Renault’s aging third-generation Megane small hatch has passed its use-by date and is due to be replaced by an all-new model in Europe later this year.
These Automedia spy photographs – the first to be captured by its dedicated team of shooters – snapped recently in the frigid cold of the Arctic Circle, show the next, fourth generation Megane is well into development and will be a stylistically evolutionary follow-up of today’s curvaceous five-door hatch.
However, that doesn’t exactly apply once you peel the skin away and find it is underpinned by a brand-new platform also used in the current Nissan Pulsar. This could, and should mean an upward step in passenger accommodation, particularly in the rear where today’s Megane is somewhat lacking.
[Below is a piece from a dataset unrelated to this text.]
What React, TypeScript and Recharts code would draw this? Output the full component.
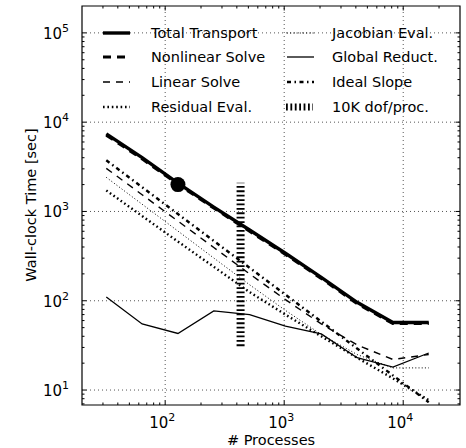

And if the general design language hasn’t changed a great deal, the new car appears to adopt a different approach to glasshouse treatment with an arching upper window line, a more conventional grille area (presumably with an oversize Renault logo) and a more rounded bonnet.
Automedia reckons the prototype showed every sign of being powered by Renault’s 1.2-litre turbo engine that is expected to be joined by the normally-aspirated 1.6-litre engine and, possibly, by the new twin-turbo version that is already being used in the new Espace MPV.
Australia should expect to see the fourth generation Renault Megane some time in the first half of 2016.